Как читал Владимир, трудно передать. Это музыка, которая гремела и убаюкивала. Это голос, который повелевал и дрожал от страха, умоляя не отвергать любовь. Это бурная, все ломающая на своем пути страсть и нежная, еле слышимая молитва. Такого сочетания противоположных чувств, вызванных поэзией Маяковского, давно никто не встречал. Слушая его стихи, я каждый раз находил в них что-то новое и пленительное…
– Скажи, Рюрик, – спросил Грузинов после моего рассказа о Маяковском, – он и тогда любил острить?
– Мариенгоф рассказывал, что, когда они встречались, Маяковский острил или пытался.
– Когда он читал стихи, острить не было повода.
– Если все и было так, как рассказывал Анатолий, это происходило потому, что Мариенгоф не пытался говорить с ним просто. Недоразумения происходят оттого, что каждый считает себя выше другого и не разговаривает, а снисходит до разговоров, вот и получается, они стоят как два петуха и ждут момента, чтобы клюнуть друг друга.
– Послать бы их в деревню, там широко, вольготно, всем места хватит.
– Что же ты приехал в город? – Я улыбнулся. Грузинов ответил:
– Я имел глупость сорвать плод с древа познания. В городе, конечно, по сравнению с деревней – ад, но ад благоустроенный. И если не так много пищи для живота, для ума – уйма. И потом, я – деревенский, злобы у меня меньше, она не прирожденная, а прилипшая, отмыть ее легче. Я не могу не любить Маяковского-поэта, но мог бы полюбить его как человека, если бы он не фыркал на меня, как кошка на собаку.
– А разве он фыркал?
Ваня ответил:
– Фыркнешь, если по головке не погладят. Каждый выражает, чем дышит. Разве это плохо? И Мариенгоф хочет, чтобы все дышали, как он прикажет. Возьми, например, Демьяна Бедного. Анатолий забросал его лакированными туфельками. А чем плох мужик? Говорит с народом его языком, не придумывает. Демьян сделал для революции больше всех нас, и это надо помнить. Да и с художественной стороны, если мерить реалистическим аршином, он далеко не плох.
– Но ты его тоже лягнул? – заметил я осторожно.

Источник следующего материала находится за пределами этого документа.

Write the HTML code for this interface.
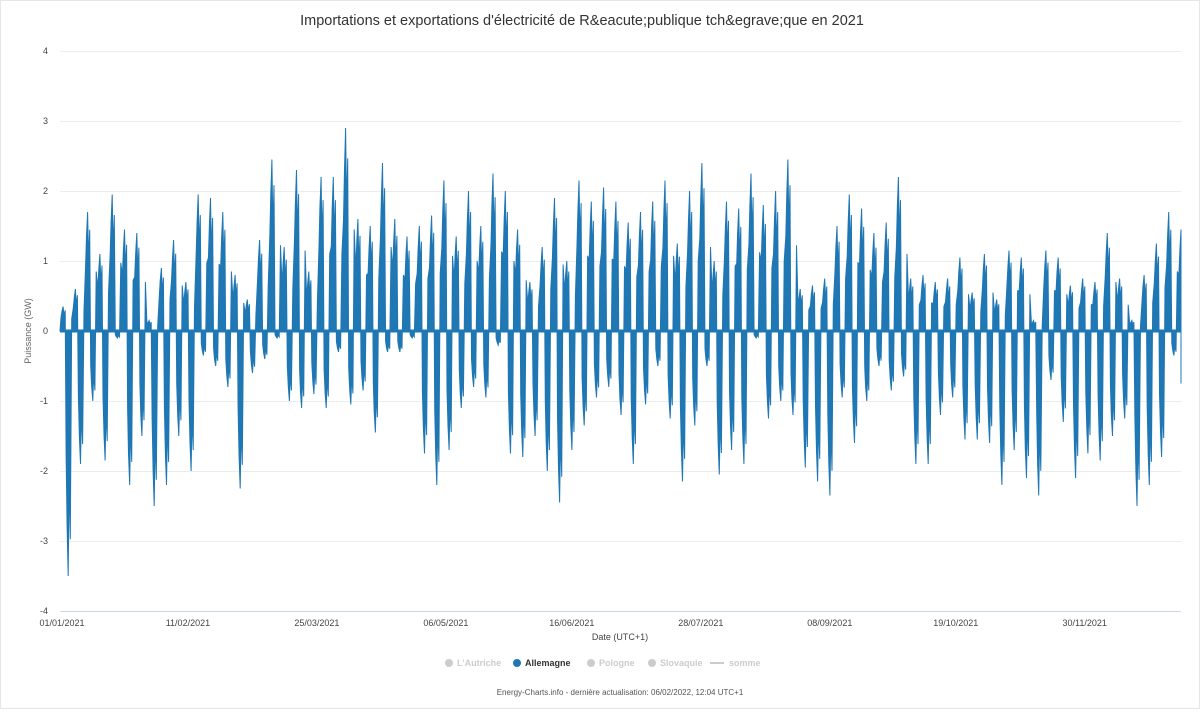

– Лягаться должны все, без лягания нет литературы, – ответил Грузинов. – Возьми армию. Она не состоит из одной пехоты или артиллерии. Поэзии, как армии, нужны все виды оружия, а у нас каждый думает, что только его орудие стреляет в цель, и потому получается кавардак. Представляешь, что стало бы с армией, если бы саперы отвергали конницу да еще кидали палки под копыта лошадей. Каждый считает себя умным, да только таким умникам можно повторять слова мужика, который сказал про своего помещика: «Барин-то у меня умный, да ум у него дурак».